Hypersonic vehicle control system design and simulation require models that contain a low number of states. Modeling of hypersonic vehicles is complicated due to complex interactions between aerodynamic heating, heat transfer, structural dynamics, and aerodynamics. Although there exist techniques for analyzing the effects of each of the various disciplines, these methods often require solution of large systems of equations, which is infeasible within a control design and evaluation environment. This work presents an aerothermoelastic framework with reduced-order aerothermal, heat transfer, and structural dynamic models for time-domain simulation of hypersonic vehicles.
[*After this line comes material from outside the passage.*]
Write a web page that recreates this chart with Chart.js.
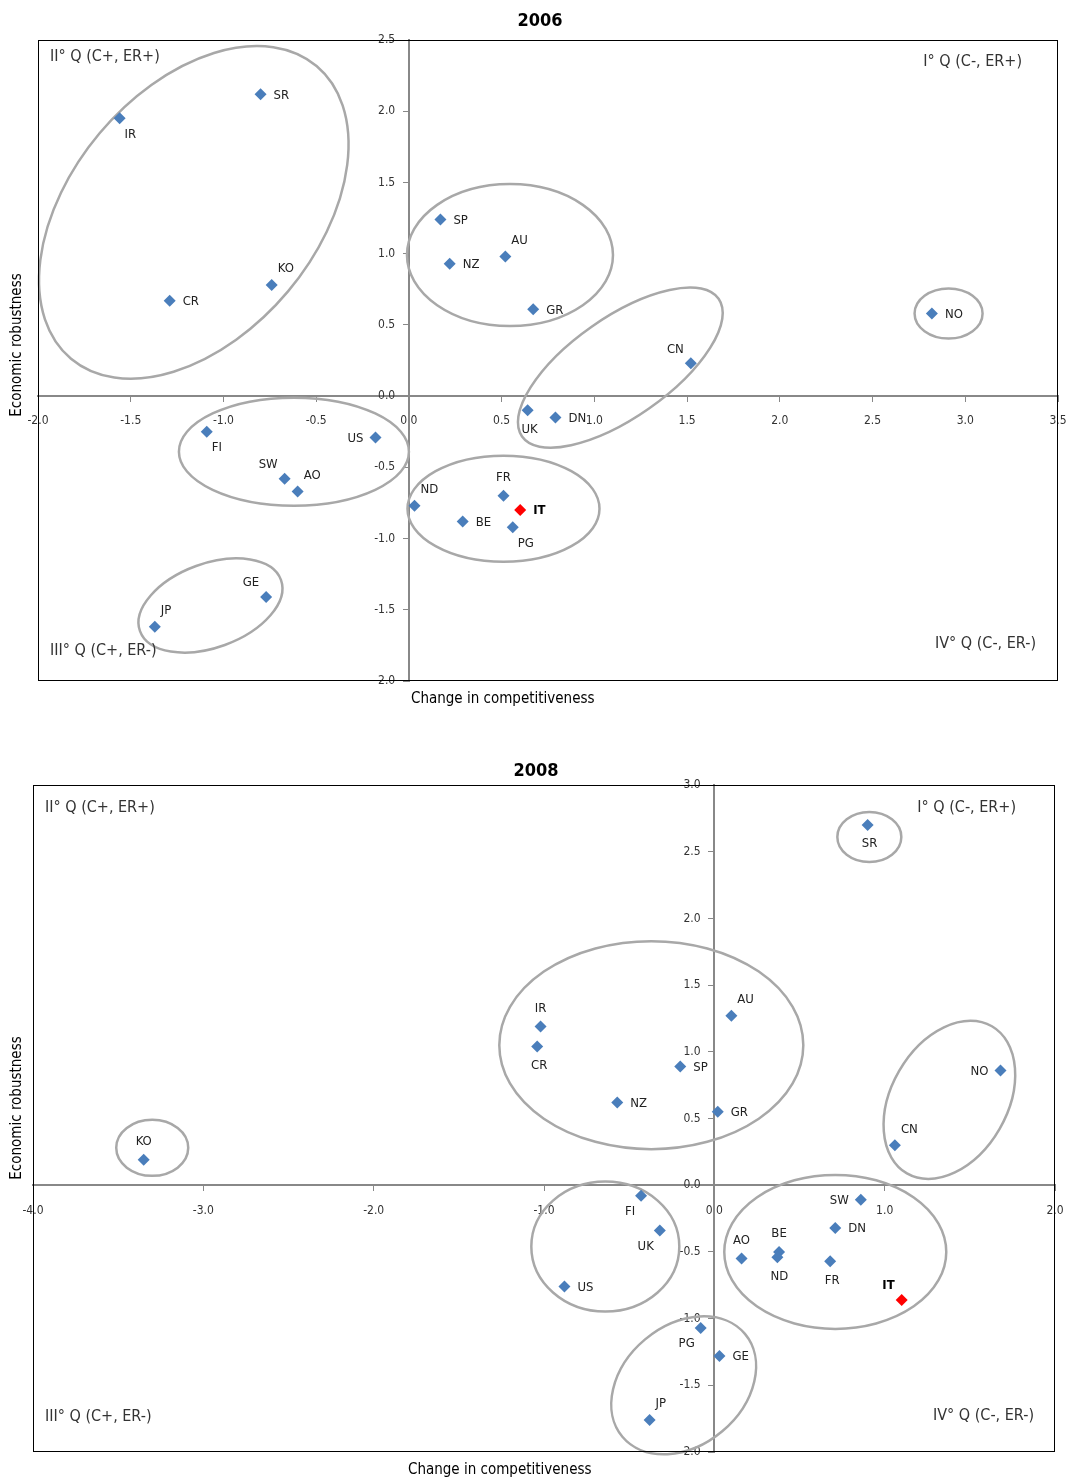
<!DOCTYPE html>
<html>
<head>
<meta charset="utf-8">
<script src="https://cdn.jsdelivr.net/npm/chart.js@4.4.1/dist/chart.umd.min.js"></script>
<style>
  body { margin: 0; background: #fff; }
  .wrap { position: absolute; left: 0; width: 1067px; }
</style>
</head>
<body>
<div class="wrap" style="top:0;height:720px"><canvas id="chart2006"></canvas></div>
<div class="wrap" style="top:750px;height:732px"><canvas id="chart2008"></canvas></div>
<script>
// ---- 2006 ----
const countries2006 = ['SR','IR','KO','CR','SP','NZ','AU','GR','CN','NO','UK','DN','FI','US','SW','AO','ND','FR','IT','BE','PG','GE','JP'];
const competitiveness2006 = [-0.80,-1.56,-0.74,-1.29,0.17,0.22,0.52,0.67,1.52,2.82,0.64,0.79,-1.09,-0.18,-0.67,-0.60,0.03,0.51,0.60,0.29,0.56,-0.77,-1.37];
const robustness2006 = [2.12,1.95,0.78,0.67,1.24,0.93,0.98,0.61,0.23,0.58,-0.10,-0.15,-0.25,-0.29,-0.58,-0.67,-0.77,-0.70,-0.80,-0.88,-0.92,-1.41,-1.62];
const labelSide2006 = ['e','se','ne','e','e','e','ne','e','nw','e','s','e','se','w','nw','ne','ne','n','e','e','se','nw','ne'];

// ---- 2008 ----
const countries2008 = ['SR','AU','IR','CR','SP','NZ','GR','NO','CN','KO','FI','SW','DN','UK','BE','ND','AO','FR','US','IT','PG','GE','JP'];
const competitiveness2008 = [0.90,0.10,-1.02,-1.04,-0.20,-0.57,0.02,1.68,1.06,-3.35,-0.43,0.86,0.71,-0.32,0.38,0.37,0.16,0.68,-0.88,1.10,-0.08,0.03,-0.38];
const robustness2008 = [2.70,1.27,1.19,1.04,0.89,0.62,0.55,0.86,0.30,0.19,-0.08,-0.11,-0.32,-0.34,-0.50,-0.54,-0.55,-0.57,-0.76,-0.86,-1.07,-1.28,-1.76];
const labelSide2008 = ['s','ne','n','s','e','e','e','w','ne','n','sw','w','e','sw','n','s','n','s','e','nw','sw','e','ne'];

// cluster outlines: centre in data units, radii in px, rotation in degrees
const groups2006 = [
  {x: -1.16, y: 1.29, rx: 191, ry: 123, rot: -50},
  {x: 0.545, y: 0.99, rx: 103, ry: 71, rot: 0},
  {x: 1.14, y: 0.20, rx: 120, ry: 50, rot: -35},
  {x: 2.91, y: 0.58, rx: 34, ry: 25, rot: 0},
  {x: -0.62, y: -0.39, rx: 115, ry: 54, rot: 0},
  {x: 0.51, y: -0.79, rx: 96, ry: 53, rot: 0},
  {x: -1.07, y: -1.47, rx: 75, ry: 42, rot: -20}
];
const groups2008 = [
  {x: 0.91, y: 2.61, rx: 32, ry: 25, rot: 0},
  {x: -0.37, y: 1.05, rx: 152, ry: 104, rot: 0},
  {x: 1.38, y: 0.64, rx: 85, ry: 58, rot: -60},
  {x: -3.30, y: 0.28, rx: 36, ry: 28, rot: 0},
  {x: -0.64, y: -0.46, rx: 74, ry: 65, rot: 0},
  {x: 0.71, y: -0.50, rx: 111, ry: 77, rot: 0},
  {x: -0.18, y: -1.50, rx: 80, ry: 60, rot: -40}
];

const FONT = "'Liberation Sans Narrow', 'DejaVu Sans Condensed', 'Liberation Sans', sans-serif";
const BLUE = '#4a7ebb';

const sideOffsets = {
  e:  {dx: 13, dy: 1, align: 'left'},
  w:  {dx: -12, dy: 1, align: 'right'},
  n:  {dx: 0, dy: -18, align: 'center'},
  s:  {dx: 2, dy: 19, align: 'center'},
  ne: {dx: 6, dy: -16, align: 'left'},
  nw: {dx: -7, dy: -14, align: 'right'},
  se: {dx: 5, dy: 16, align: 'left'},
  sw: {dx: -6, dy: 16, align: 'right'}
};

function decorPlugin(opts) {
  return {
    id: 'decor',
    beforeDatasetsDraw(chart) {
      const ctx = chart.ctx, xs = chart.scales.x, ys = chart.scales.y;
      ctx.save();
      ctx.strokeStyle = '#a8a8a8';
      ctx.lineWidth = 2.5;
      opts.groups.forEach(g => {
        ctx.beginPath();
        ctx.ellipse(xs.getPixelForValue(g.x), ys.getPixelForValue(g.y), g.rx, g.ry, g.rot * Math.PI / 180, 0, Math.PI * 2);
        ctx.stroke();
      });
      ctx.restore();
    },
    afterDraw(chart) {
      const ctx = chart.ctx, a = chart.chartArea, xs = chart.scales.x, ys = chart.scales.y;
      ctx.save();
      // frame
      ctx.strokeStyle = '#000';
      ctx.lineWidth = 1;
      ctx.strokeRect(a.left + 0.5, a.top + 0.5, a.right - a.left - 1, a.bottom - a.top - 1);

      // point labels
      ctx.textBaseline = 'middle';
      opts.names.forEach((n, i) => {
        const o = sideOffsets[opts.sides[i]];
        const px = xs.getPixelForValue(opts.xv[i]), py = ys.getPixelForValue(opts.yv[i]);
        ctx.font = (n === 'IT' ? 'bold ' : '') + '13px ' + FONT;
        ctx.fillStyle = n === 'IT' ? '#000' : '#222';
        ctx.textAlign = o.align;
        ctx.fillText(n, px + o.dx, py + o.dy);
      });

      // quadrant captions
      ctx.font = '16px ' + FONT;
      ctx.fillStyle = '#333';
      ctx.textAlign = 'left';
      ctx.fillText('II° Q (C+, ER+)', a.left + 12, a.top + opts.q[0]);
      ctx.fillText('III° Q (C+, ER-)', a.left + 12, a.bottom - opts.q[2]);
      ctx.textAlign = 'right';
      ctx.fillText('I° Q (C-, ER+)', a.right - opts.q[1][0], a.top + opts.q[1][1]);
      ctx.fillText('IV° Q (C-, ER-)', a.right - opts.q[3][0], a.bottom - opts.q[3][1]);

      // titles
      ctx.fillStyle = '#000';
      ctx.font = 'bold 18px ' + FONT;
      ctx.textAlign = 'center';
      ctx.fillText(opts.title, opts.titleX, a.top - opts.titleGap);
      ctx.font = '15px ' + FONT;
      ctx.textAlign = 'left';
      ctx.fillText('Change in competitiveness', opts.xTitleX, a.bottom + 18);
      ctx.translate(17, opts.yTitleY);
      ctx.rotate(-Math.PI / 2);
      ctx.textAlign = 'center';
      ctx.fillText('Economic robustness', 0, 0);
      ctx.restore();
    }
  };
}

function makeChart(id, opts) {
  const tickFont = {family: FONT, size: 12};
  return new Chart(document.getElementById(id), {
    type: 'scatter',
    data: {
      datasets: [{
        data: opts.xv.map((v, i) => ({x: v, y: opts.yv[i]})),
        pointStyle: 'rectRot',
        pointRadius: 6,
        pointHoverRadius: 6,
        pointBorderWidth: 0,
        pointBackgroundColor: opts.names.map(n => n === 'IT' ? '#ff0000' : BLUE)
      }]
    },
    options: {
      responsive: true,
      maintainAspectRatio: false,
      animation: false,
      events: [],
      layout: {padding: opts.padding},
      plugins: {legend: {display: false}, tooltip: {enabled: false}},
      scales: {
        x: {
          type: 'linear',
          position: {y: 0},
          min: opts.xMin, max: opts.xMax,
          // axes cross inside the plot, so they should not eat layout space
          afterFit: s => { s.height = 0; s.paddingLeft = 0; s.paddingRight = 0; },
          ticks: {stepSize: opts.xStep, callback: v => v.toFixed(1), font: tickFont, color: '#333', padding: 13, maxRotation: 0, autoSkip: false},
          grid: {drawOnChartArea: false, tickLength: 5, color: '#888'},
          border: {color: '#888', width: 2}
        },
        y: {
          type: 'linear',
          position: {x: 0},
          min: opts.yMin, max: opts.yMax,
          afterFit: s => { s.width = 0; s.paddingTop = 0; s.paddingBottom = 0; },
          // centred axis labels sit flush on the axis; trailing spaces push them left
          ticks: {stepSize: 0.5, callback: v => v.toFixed(1) + '    ', font: tickFont, color: '#333', padding: 0, autoSkip: false},
          grid: {drawOnChartArea: false, tickLength: 5, color: '#888'},
          border: {color: '#888', width: 2}
        }
      }
    },
    plugins: [decorPlugin(opts)]
  });
}

makeChart('chart2006', {
  names: countries2006, xv: competitiveness2006, yv: robustness2006, sides: labelSide2006,
  groups: groups2006, title: '2006', titleX: 540, titleGap: 19, xTitleX: 411, yTitleY: 345,
  xMin: -2, xMax: 3.5, xStep: 0.5, yMin: -2, yMax: 2.5,
  padding: {left: 38, right: 9, top: 40, bottom: 39},
  q: [17, [36, 22], 30, [22, 37]]
});

makeChart('chart2008', {
  names: countries2008, xv: competitiveness2008, yv: robustness2008, sides: labelSide2008,
  groups: groups2008, title: '2008', titleX: 536, titleGap: 14, xTitleX: 408, yTitleY: 358,
  xMin: -4, xMax: 2, xStep: 1, yMin: -2, yMax: 3,
  padding: {left: 33, right: 12, top: 35, bottom: 30},
  q: [23, [39, 23], 35, [21, 36]]
});
</script>
</body>
</html>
Details of the reduced-order models are given, and a representative hypersonic vehicle control surface used for the study is described. The methodology is applied to a representative structure to provide insight into the importance of aerothermoelastic effects on vehicle performance. The effect of aerothermoelasticity on total lift and drag is found to result in up to an 8% change in lift and a 21% change in drag with respect to a rigid control surface for the four trajectories considered. An iterative routine is used to determine the angle of attack needed to match the lift of the deformed control surface to that of a rigid one at successive time instants. Application of the routine to different cruise trajectories shows a maximum departure from the initial angle of attack of 8%.